**EXERCISE TASK**:
Repeat each entry as written, dropping any picture you find.

--- BEGIN ---

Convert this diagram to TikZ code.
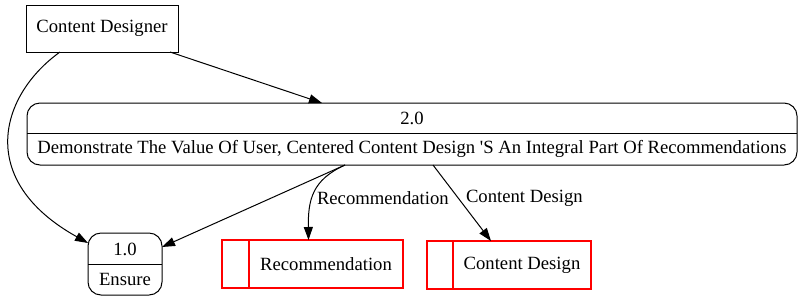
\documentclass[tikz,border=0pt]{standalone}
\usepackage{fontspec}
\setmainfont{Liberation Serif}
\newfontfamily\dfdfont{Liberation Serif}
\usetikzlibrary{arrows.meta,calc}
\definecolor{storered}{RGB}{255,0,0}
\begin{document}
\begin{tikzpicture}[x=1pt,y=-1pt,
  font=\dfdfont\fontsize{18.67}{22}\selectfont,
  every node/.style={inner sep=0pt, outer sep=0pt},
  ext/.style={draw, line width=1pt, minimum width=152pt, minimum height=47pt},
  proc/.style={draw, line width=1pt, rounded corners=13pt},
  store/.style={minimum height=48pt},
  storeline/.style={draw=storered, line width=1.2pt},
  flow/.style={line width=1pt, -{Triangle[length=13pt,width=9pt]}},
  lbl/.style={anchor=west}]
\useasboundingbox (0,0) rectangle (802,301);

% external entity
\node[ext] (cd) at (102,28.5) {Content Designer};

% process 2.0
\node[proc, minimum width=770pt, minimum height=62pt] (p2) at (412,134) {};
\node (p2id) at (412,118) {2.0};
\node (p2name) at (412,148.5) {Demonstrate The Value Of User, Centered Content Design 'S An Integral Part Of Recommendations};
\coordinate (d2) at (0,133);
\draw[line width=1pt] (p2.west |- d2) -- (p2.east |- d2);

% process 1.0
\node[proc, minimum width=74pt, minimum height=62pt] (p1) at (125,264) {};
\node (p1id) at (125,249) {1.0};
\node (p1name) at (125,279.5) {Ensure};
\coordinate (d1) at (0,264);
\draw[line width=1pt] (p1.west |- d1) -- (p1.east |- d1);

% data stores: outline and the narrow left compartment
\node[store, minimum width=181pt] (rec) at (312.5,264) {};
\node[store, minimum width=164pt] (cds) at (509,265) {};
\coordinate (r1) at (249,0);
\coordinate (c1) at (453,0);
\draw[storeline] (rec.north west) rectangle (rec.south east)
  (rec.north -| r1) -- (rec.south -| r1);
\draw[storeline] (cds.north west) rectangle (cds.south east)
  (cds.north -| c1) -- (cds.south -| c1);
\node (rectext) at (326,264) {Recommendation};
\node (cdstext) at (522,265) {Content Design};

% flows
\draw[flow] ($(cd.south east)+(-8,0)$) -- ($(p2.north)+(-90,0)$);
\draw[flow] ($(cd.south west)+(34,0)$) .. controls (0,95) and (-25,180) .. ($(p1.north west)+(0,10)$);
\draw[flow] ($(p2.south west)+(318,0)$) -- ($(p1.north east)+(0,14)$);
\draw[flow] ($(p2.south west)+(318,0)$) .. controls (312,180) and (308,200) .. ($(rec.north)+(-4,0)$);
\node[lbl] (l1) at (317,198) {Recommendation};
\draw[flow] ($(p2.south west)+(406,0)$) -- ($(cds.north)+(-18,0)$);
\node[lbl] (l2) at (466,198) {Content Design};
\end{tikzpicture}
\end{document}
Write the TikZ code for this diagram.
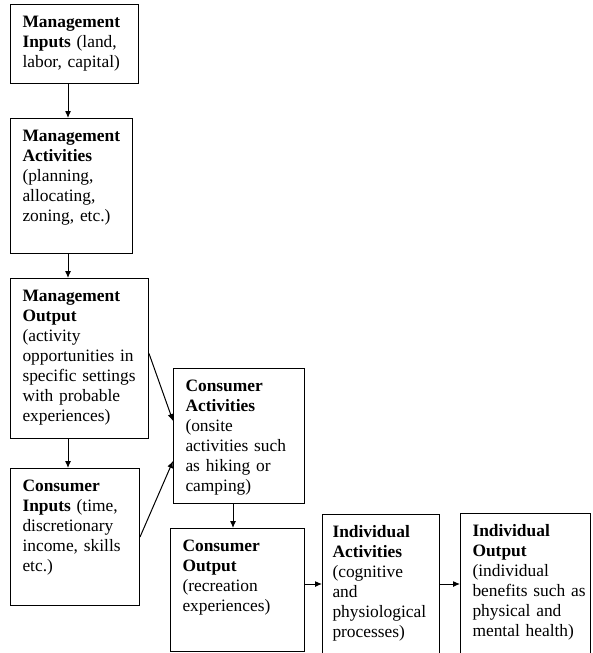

--- END ---

**OUTPUT BELOW**:
Convert this diagram to TikZ code.
\documentclass[tikz,border=0pt]{standalone}
\usepackage{fontspec}
\setmainfont{Liberation Serif}
\newfontfamily\dfdfont{Liberation Serif}
\usetikzlibrary{arrows.meta,calc}
\definecolor{storered}{RGB}{255,0,0}
\begin{document}
\begin{tikzpicture}[x=1pt,y=-1pt,
  font=\dfdfont\fontsize{18.67}{22}\selectfont,
  every node/.style={inner sep=0pt, outer sep=0pt},
  ext/.style={draw, line width=1pt, minimum width=152pt, minimum height=47pt},
  proc/.style={draw, line width=1pt, rounded corners=13pt},
  store/.style={minimum height=48pt},
  storeline/.style={draw=storered, line width=1.2pt},
  flow/.style={line width=1pt, -{Triangle[length=13pt,width=9pt]}},
  lbl/.style={anchor=west}]
\useasboundingbox (0,0) rectangle (802,301);

% external entity
\node[ext] (cd) at (102,28.5) {Content Designer};

% process 2.0
\node[proc, minimum width=770pt, minimum height=62pt] (p2) at (412,134) {};
\node (p2id) at (412,118) {2.0};
\node (p2name) at (412,148.5) {Demonstrate The Value Of User, Centered Content Design 'S An Integral Part Of Recommendations};
\coordinate (d2) at (0,133);
\draw[line width=1pt] (p2.west |- d2) -- (p2.east |- d2);

% process 1.0
\node[proc, minimum width=74pt, minimum height=62pt] (p1) at (125,264) {};
\node (p1id) at (125,249) {1.0};
\node (p1name) at (125,279.5) {Ensure};
\coordinate (d1) at (0,264);
\draw[line width=1pt] (p1.west |- d1) -- (p1.east |- d1);

% data stores: outline and the narrow left compartment
\node[store, minimum width=181pt] (rec) at (312.5,264) {};
\node[store, minimum width=164pt] (cds) at (509,265) {};
\coordinate (r1) at (249,0);
\coordinate (c1) at (453,0);
\draw[storeline] (rec.north west) rectangle (rec.south east)
  (rec.north -| r1) -- (rec.south -| r1);
\draw[storeline] (cds.north west) rectangle (cds.south east)
  (cds.north -| c1) -- (cds.south -| c1);
\node (rectext) at (326,264) {Recommendation};
\node (cdstext) at (522,265) {Content Design};

% flows
\draw[flow] ($(cd.south east)+(-8,0)$) -- ($(p2.north)+(-90,0)$);
\draw[flow] ($(cd.south west)+(34,0)$) .. controls (0,95) and (-25,180) .. ($(p1.north west)+(0,10)$);
\draw[flow] ($(p2.south west)+(318,0)$) -- ($(p1.north east)+(0,14)$);
\draw[flow] ($(p2.south west)+(318,0)$) .. controls (312,180) and (308,200) .. ($(rec.north)+(-4,0)$);
\node[lbl] (l1) at (317,198) {Recommendation};
\draw[flow] ($(p2.south west)+(406,0)$) -- ($(cds.north)+(-18,0)$);
\node[lbl] (l2) at (466,198) {Content Design};
\end{tikzpicture}
\end{document}
Write the TikZ code for this diagram.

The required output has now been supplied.